→ TASK OBJECTIVE: Word for word, give the material below again, minus any images.
[Start of EXCERPTED RECORDS]
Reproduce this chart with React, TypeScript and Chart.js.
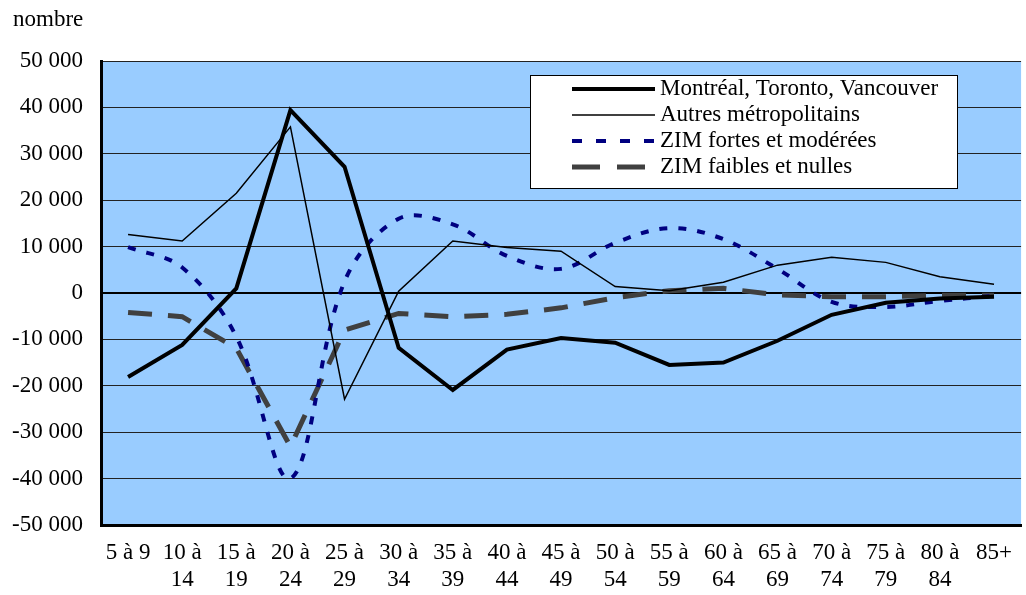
import React, { useEffect, useRef } from "react";
import { Chart, registerables } from "chart.js";

Chart.register(...registerables);

// Age groups (two-line category labels)
const ageGroups: string[][] = [
  ["5 à 9"], ["10 à", "14"], ["15 à", "19"], ["20 à", "24"], ["25 à", "29"],
  ["30 à", "34"], ["35 à", "39"], ["40 à", "44"], ["45 à", "49"], ["50 à", "54"],
  ["55 à", "59"], ["60 à", "64"], ["65 à", "69"], ["70 à", "74"], ["75 à", "79"],
  ["80 à", "84"], ["85+"],
];

// Net migration by age group, per region type
const montrealTorontoVancouver = [
  -18100, -11200, 1000, 39400, 27200, -11800, -20900, -12200, -9700,
  -10700, -15500, -15000, -10300, -4700, -2100, -1200, -800,
];
const autresMetropolitains = [
  12600, 11200, 21500, 35800, -22900, 400, 11200, 9800, 9000,
  1400, 500, 2300, 6000, 7700, 6600, 3500, 1900,
];
const zimFortesModerees = [
  9900, 5500, -9400, -40000, 2500, 16000, 14800, 8000, 5200,
  10800, 14000, 11600, 5200, -1900, -3000, -1700, -600,
];
const zimFaiblesNulles = [
  -4200, -5100, -11900, -33100, -8000, -4400, -5100, -4600, -3200,
  -1000, 500, 1000, -400, -800, -800, -500, -500,
];

const seriesLabels = [
  "Montréal, Toronto, Vancouver",
  "Autres métropolitains",
  "ZIM fortes et modérées",
  "ZIM faibles et nulles",
];

const yMin = -50000;
const yMax = 50000;
const yStep = 10000;
const yUnit = "nombre";

const FONT = "'Liberation Serif', 'Times New Roman', serif";
const FONT_SIZE = 23;

function formatThousands(v: number): string {
  const s = Math.abs(v).toString().replace(/\B(?=(\d{3})+(?!\d))/g, " ");
  return (v < 0 ? "-" : "") + s;
}

// Light-blue plot background
const plotBackground = {
  id: "plotBackground",
  beforeDraw(chart: any) {
    const { ctx, chartArea } = chart;
    ctx.save();
    ctx.fillStyle = "#99CCFF";
    ctx.fillRect(chartArea.left, chartArea.top, chartArea.right - chartArea.left, chartArea.bottom - chartArea.top);
    ctx.restore();
  },
};

// Unit label above the value axis
const unitLabel = {
  id: "unitLabel",
  afterDraw(chart: any) {
    const { ctx } = chart;
    ctx.save();
    ctx.font = `${FONT_SIZE}px ${FONT}`;
    ctx.fillStyle = "#000";
    ctx.textAlign = "left";
    ctx.textBaseline = "middle";
    ctx.fillText(yUnit, 13, 20);
    ctx.restore();
  },
};

// Boxed legend inside the plot area
const boxedLegend = {
  id: "boxedLegend",
  afterDraw(chart: any) {
    const { ctx } = chart;
    const box = { x: 530.5, y: 75.5, w: 427, h: 113 };
    ctx.save();
    ctx.fillStyle = "#fff";
    ctx.fillRect(box.x, box.y, box.w, box.h);
    ctx.strokeStyle = "#000";
    ctx.lineWidth = 1;
    ctx.strokeRect(box.x, box.y, box.w, box.h);
    ctx.font = `${FONT_SIZE}px ${FONT}`;
    ctx.textAlign = "left";
    ctx.textBaseline = "middle";
    chart.data.datasets.forEach((ds: any, i: number) => {
      const y = 89 + i * 26;
      ctx.beginPath();
      ctx.strokeStyle = ds.borderColor;
      ctx.lineWidth = ds.borderWidth;
      ctx.setLineDash(ds.legendDash || []);
      ctx.lineCap = "butt";
      ctx.moveTo(572, y);
      ctx.lineTo(655, y);
      ctx.stroke();
      ctx.setLineDash([]);
      ctx.fillStyle = "#000";
      ctx.fillText(ds.label, 660, y);
    });
    ctx.restore();
  },
};

export default function App() {
  const canvasRef = useRef<HTMLCanvasElement | null>(null);

  useEffect(() => {
    if (!canvasRef.current) return;
    const chart = new Chart(canvasRef.current, {
      type: "line",
      data: {
        labels: ageGroups,
        datasets: [
          {
            label: seriesLabels[0],
            data: montrealTorontoVancouver,
            borderColor: "#000000",
            borderWidth: 4,
            pointRadius: 0,
            tension: 0,
          },
          {
            label: seriesLabels[1],
            data: autresMetropolitains,
            borderColor: "#000000",
            borderWidth: 1.5,
            pointRadius: 0,
            tension: 0,
          },
          {
            label: seriesLabels[2],
            data: zimFortesModerees,
            borderColor: "#000080",
            borderWidth: 4,
            borderDash: [8, 11],
            legendDash: [10, 14],
            pointRadius: 0,
            tension: 0.35,
          } as any,
          {
            label: seriesLabels[3],
            data: zimFaiblesNulles,
            borderColor: "#404040",
            borderWidth: 5,
            borderDash: [24, 16],
            legendDash: [28, 17],
            pointRadius: 0,
            tension: 0,
          } as any,
        ],
      },
      options: {
        animation: false,
        responsive: true,
        maintainAspectRatio: false,
        layout: { padding: { top: 61, left: 0, right: 0, bottom: 0 } },
        plugins: {
          legend: { display: false },
          tooltip: { enabled: false },
        },
        scales: {
          x: {
            offset: true,
            grid: { display: false, drawTicks: false },
            border: { display: true, color: "#000", width: 3 },
            ticks: {
              color: "#000",
              font: { family: FONT, size: FONT_SIZE, lineHeight: 1.18 },
              padding: 14,
              maxRotation: 0,
              autoSkip: false,
            },
            afterFit(scale: any) {
              scale.height = 70;
            },
          },
          y: {
            min: yMin,
            max: yMax,
            grid: {
              drawTicks: false,
              color: (c: any) => (c.tick && c.tick.value === 0 ? "#000" : "#222"),
              lineWidth: (c: any) => (c.tick && c.tick.value === 0 ? 2 : 1),
            },
            border: { display: true, color: "#000", width: 3 },
            ticks: {
              stepSize: yStep,
              color: "#000",
              font: { family: FONT, size: FONT_SIZE },
              padding: 18,
              callback: (v: any) => formatThousands(Number(v)),
            },
            afterFit(scale: any) {
              scale.width = 101;
            },
          },
        },
      },
      plugins: [plotBackground, unitLabel, boxedLegend],
    });
    return () => chart.destroy();
  }, []);

  return (
    <div style={{ position: "fixed", left: 0, top: 0, width: 1026, height: 595, background: "#fff" }}>
      <canvas ref={canvasRef} />
    </div>
  );
}
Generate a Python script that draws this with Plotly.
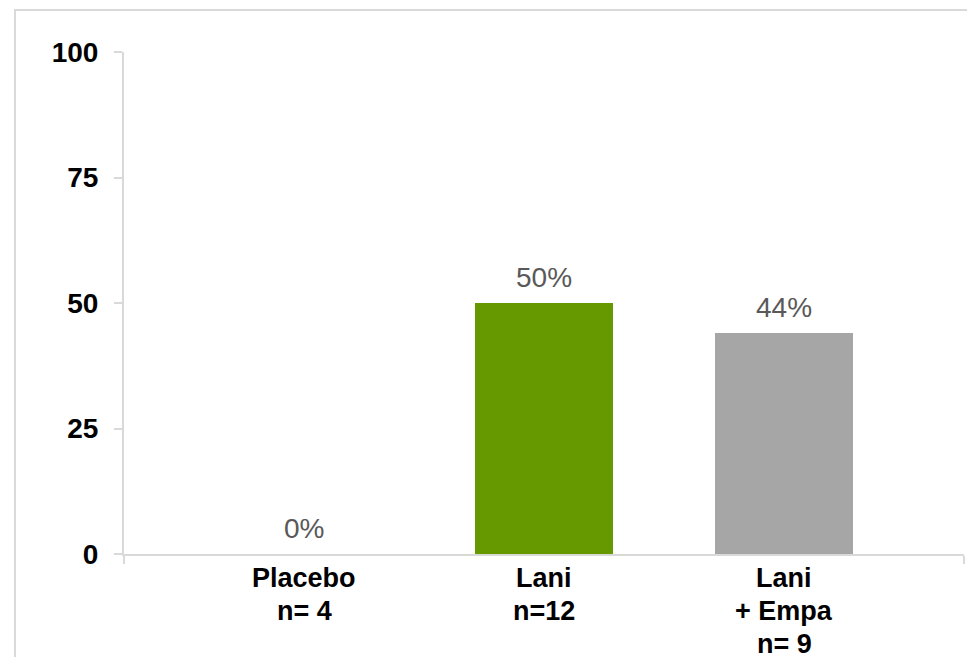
[End of EXCERPTED RECORDS]
→ RESPONSE FOR THIS EXERCISE:
Reproduce this chart with React, TypeScript and Chart.js.
import React, { useEffect, useRef } from "react";
import { Chart, registerables } from "chart.js";

Chart.register(...registerables);

// Age groups (two-line category labels)
const ageGroups: string[][] = [
  ["5 à 9"], ["10 à", "14"], ["15 à", "19"], ["20 à", "24"], ["25 à", "29"],
  ["30 à", "34"], ["35 à", "39"], ["40 à", "44"], ["45 à", "49"], ["50 à", "54"],
  ["55 à", "59"], ["60 à", "64"], ["65 à", "69"], ["70 à", "74"], ["75 à", "79"],
  ["80 à", "84"], ["85+"],
];

// Net migration by age group, per region type
const montrealTorontoVancouver = [
  -18100, -11200, 1000, 39400, 27200, -11800, -20900, -12200, -9700,
  -10700, -15500, -15000, -10300, -4700, -2100, -1200, -800,
];
const autresMetropolitains = [
  12600, 11200, 21500, 35800, -22900, 400, 11200, 9800, 9000,
  1400, 500, 2300, 6000, 7700, 6600, 3500, 1900,
];
const zimFortesModerees = [
  9900, 5500, -9400, -40000, 2500, 16000, 14800, 8000, 5200,
  10800, 14000, 11600, 5200, -1900, -3000, -1700, -600,
];
const zimFaiblesNulles = [
  -4200, -5100, -11900, -33100, -8000, -4400, -5100, -4600, -3200,
  -1000, 500, 1000, -400, -800, -800, -500, -500,
];

const seriesLabels = [
  "Montréal, Toronto, Vancouver",
  "Autres métropolitains",
  "ZIM fortes et modérées",
  "ZIM faibles et nulles",
];

const yMin = -50000;
const yMax = 50000;
const yStep = 10000;
const yUnit = "nombre";

const FONT = "'Liberation Serif', 'Times New Roman', serif";
const FONT_SIZE = 23;

function formatThousands(v: number): string {
  const s = Math.abs(v).toString().replace(/\B(?=(\d{3})+(?!\d))/g, " ");
  return (v < 0 ? "-" : "") + s;
}

// Light-blue plot background
const plotBackground = {
  id: "plotBackground",
  beforeDraw(chart: any) {
    const { ctx, chartArea } = chart;
    ctx.save();
    ctx.fillStyle = "#99CCFF";
    ctx.fillRect(chartArea.left, chartArea.top, chartArea.right - chartArea.left, chartArea.bottom - chartArea.top);
    ctx.restore();
  },
};

// Unit label above the value axis
const unitLabel = {
  id: "unitLabel",
  afterDraw(chart: any) {
    const { ctx } = chart;
    ctx.save();
    ctx.font = `${FONT_SIZE}px ${FONT}`;
    ctx.fillStyle = "#000";
    ctx.textAlign = "left";
    ctx.textBaseline = "middle";
    ctx.fillText(yUnit, 13, 20);
    ctx.restore();
  },
};

// Boxed legend inside the plot area
const boxedLegend = {
  id: "boxedLegend",
  afterDraw(chart: any) {
    const { ctx } = chart;
    const box = { x: 530.5, y: 75.5, w: 427, h: 113 };
    ctx.save();
    ctx.fillStyle = "#fff";
    ctx.fillRect(box.x, box.y, box.w, box.h);
    ctx.strokeStyle = "#000";
    ctx.lineWidth = 1;
    ctx.strokeRect(box.x, box.y, box.w, box.h);
    ctx.font = `${FONT_SIZE}px ${FONT}`;
    ctx.textAlign = "left";
    ctx.textBaseline = "middle";
    chart.data.datasets.forEach((ds: any, i: number) => {
      const y = 89 + i * 26;
      ctx.beginPath();
      ctx.strokeStyle = ds.borderColor;
      ctx.lineWidth = ds.borderWidth;
      ctx.setLineDash(ds.legendDash || []);
      ctx.lineCap = "butt";
      ctx.moveTo(572, y);
      ctx.lineTo(655, y);
      ctx.stroke();
      ctx.setLineDash([]);
      ctx.fillStyle = "#000";
      ctx.fillText(ds.label, 660, y);
    });
    ctx.restore();
  },
};

export default function App() {
  const canvasRef = useRef<HTMLCanvasElement | null>(null);

  useEffect(() => {
    if (!canvasRef.current) return;
    const chart = new Chart(canvasRef.current, {
      type: "line",
      data: {
        labels: ageGroups,
        datasets: [
          {
            label: seriesLabels[0],
            data: montrealTorontoVancouver,
            borderColor: "#000000",
            borderWidth: 4,
            pointRadius: 0,
            tension: 0,
          },
          {
            label: seriesLabels[1],
            data: autresMetropolitains,
            borderColor: "#000000",
            borderWidth: 1.5,
            pointRadius: 0,
            tension: 0,
          },
          {
            label: seriesLabels[2],
            data: zimFortesModerees,
            borderColor: "#000080",
            borderWidth: 4,
            borderDash: [8, 11],
            legendDash: [10, 14],
            pointRadius: 0,
            tension: 0.35,
          } as any,
          {
            label: seriesLabels[3],
            data: zimFaiblesNulles,
            borderColor: "#404040",
            borderWidth: 5,
            borderDash: [24, 16],
            legendDash: [28, 17],
            pointRadius: 0,
            tension: 0,
          } as any,
        ],
      },
      options: {
        animation: false,
        responsive: true,
        maintainAspectRatio: false,
        layout: { padding: { top: 61, left: 0, right: 0, bottom: 0 } },
        plugins: {
          legend: { display: false },
          tooltip: { enabled: false },
        },
        scales: {
          x: {
            offset: true,
            grid: { display: false, drawTicks: false },
            border: { display: true, color: "#000", width: 3 },
            ticks: {
              color: "#000",
              font: { family: FONT, size: FONT_SIZE, lineHeight: 1.18 },
              padding: 14,
              maxRotation: 0,
              autoSkip: false,
            },
            afterFit(scale: any) {
              scale.height = 70;
            },
          },
          y: {
            min: yMin,
            max: yMax,
            grid: {
              drawTicks: false,
              color: (c: any) => (c.tick && c.tick.value === 0 ? "#000" : "#222"),
              lineWidth: (c: any) => (c.tick && c.tick.value === 0 ? 2 : 1),
            },
            border: { display: true, color: "#000", width: 3 },
            ticks: {
              stepSize: yStep,
              color: "#000",
              font: { family: FONT, size: FONT_SIZE },
              padding: 18,
              callback: (v: any) => formatThousands(Number(v)),
            },
            afterFit(scale: any) {
              scale.width = 101;
            },
          },
        },
      },
      plugins: [plotBackground, unitLabel, boxedLegend],
    });
    return () => chart.destroy();
  }, []);

  return (
    <div style={{ position: "fixed", left: 0, top: 0, width: 1026, height: 595, background: "#fff" }}>
      <canvas ref={canvasRef} />
    </div>
  );
}
Generate a Python script that draws this with Plotly.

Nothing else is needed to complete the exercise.